On the same day, CNN and NBC both dropped their plans to make movies about Hillary Clinton. Interestingly, it looks like a win both for the Clintons and for RNC chair Reince Priebus, who boldly told the two networks that they wouldn’t be moderating any GOP presidential debates in 2015 or 2016 with those promotional films in the pipeline.
Apologies might be owed from The Wall Street Journal editorial page, which prematurely waved a white flag: "God grant Reince Priebus the serenity to accept liberal media bias...The Hollywood-media complex is going to line up hard behind Hillary's 2016 Presidential bid, and this is the first salvo. Mr. Priebus can't stop it, he can't even hope to contain it, so all he has done is open himself to complaints that he's acting as Lord Republican Media Censor."
The same charges of censorship aren’t often lobbed at the Clintons, whose idea of "message discipline" doesn’t just pertain to their own statements, but toward "discipline" of anyone who might damage their lifelong narrative of ambition.
Charles Ferguson, the leftist documentarian signed up by CNN Films, wrote a commentary for The Huffington Post explaining why he was canceling his movie. "When I approached people for interviews, I discovered that nobody, and I mean nobody, was interested in helping me make this film. Not Democrats, not Republicans -- and certainly nobody who works with the Clintons, wants access to the Clintons, or dreams of a position in a Hillary Clinton administration."
Then he added: "Not even journalists who want access, which can easily be taken away."
Ferguson’s road to nowhere began with a Hillary Clinton functionary named Nick Merrill. "He interrogated me; at first I answered, but eventually I stopped." Hillary would not agree to an off-the-record conversation. Longtime aide Phillippe Reines "contacted various people at CNN, interrogated them, and expressed concern about alleged conflicts of interest generated because my film was a for-profit endeavor."
CNN declined to comment on this pressure campaign. Ferguson said he believed that Clinton aides tried to stonewall his attempts to persuade people to talk on camera. "They knew this wasn’t a whitewash," he said. "And my very strong impression was that anything other than a whitewash is something they don’t want to support."
Such is the power the Clintons wield over the national media.
There is still one Hillary movie project on the horizon, a biographical film called "Rodham" that focuses on Hillary’s 1974 work for the House Judiciary Committee during the Watergate probe. An early script leak to the Daily Beast had fictional – and sensationalistic -- elements., Hillary is asked if she and Bill have premarital sex, and she replies "It depends upon what the meaning of the word ‘sex’ means."

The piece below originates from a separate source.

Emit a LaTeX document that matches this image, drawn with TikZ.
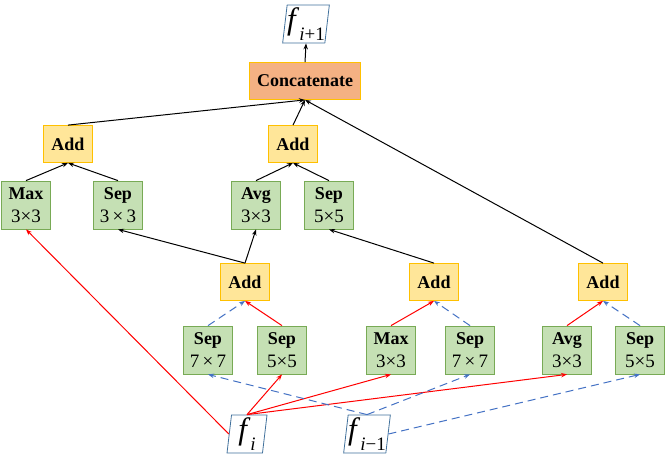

The leaked script also suggests Hillary had a flirty relationship with Bill Weld, the future liberal Republican governor of Massachusetts (who also served on the House Watergate effort). That ends when young Slick Willie calls on her birthday and plays the saxophone over the telephone, both "Happy Birthday" and "Hail to the Chief." This apparently seals their lifelong bond.
The early script also had Hillary dropping all kinds of F-bombs, especially of the "mother" variety, "much to Bill’s delight." It shouldn’t be shocking to find that the movie-makers are hiking backwards on this vulgar trail. James Ponsoldt, the director attached to the project, told The Atlantic Wire that he's "not really interested in airing the dirty laundry of famous people" and the story "predates any of the feelings people have about the Clintons, for better or for worse,” but that is simply not true.
The New York Times reported that a "person briefed on the film's progress said the script had been toned down" after the script leaked, and "The new version, this person said, will be more genteel, with a greater focus on the love story." Because, as we all know, the Clintons would like the media elites to describe Bill’s romantic style as "more genteel."
It remains to be seen if this Watergate-era project is any more likely to be finished than the CNN and NBC films. It currently has no cast and no financing. The political Seventies aren’t churning out hits. In recent years, Oliver Stone’s “Nixon” and Ron Howard’s “Frost/Nixon” grossed $13 million and $18 million in America, respectively.
The likeliest Hillary movie on the horizon is another documentary from the feisty conservatives of Citizens United. When they produced "Hillary: The Movie" in 2008, Clinton liberals took them all the way to the Supreme Court, only to lose. Part Deux should be a doozy.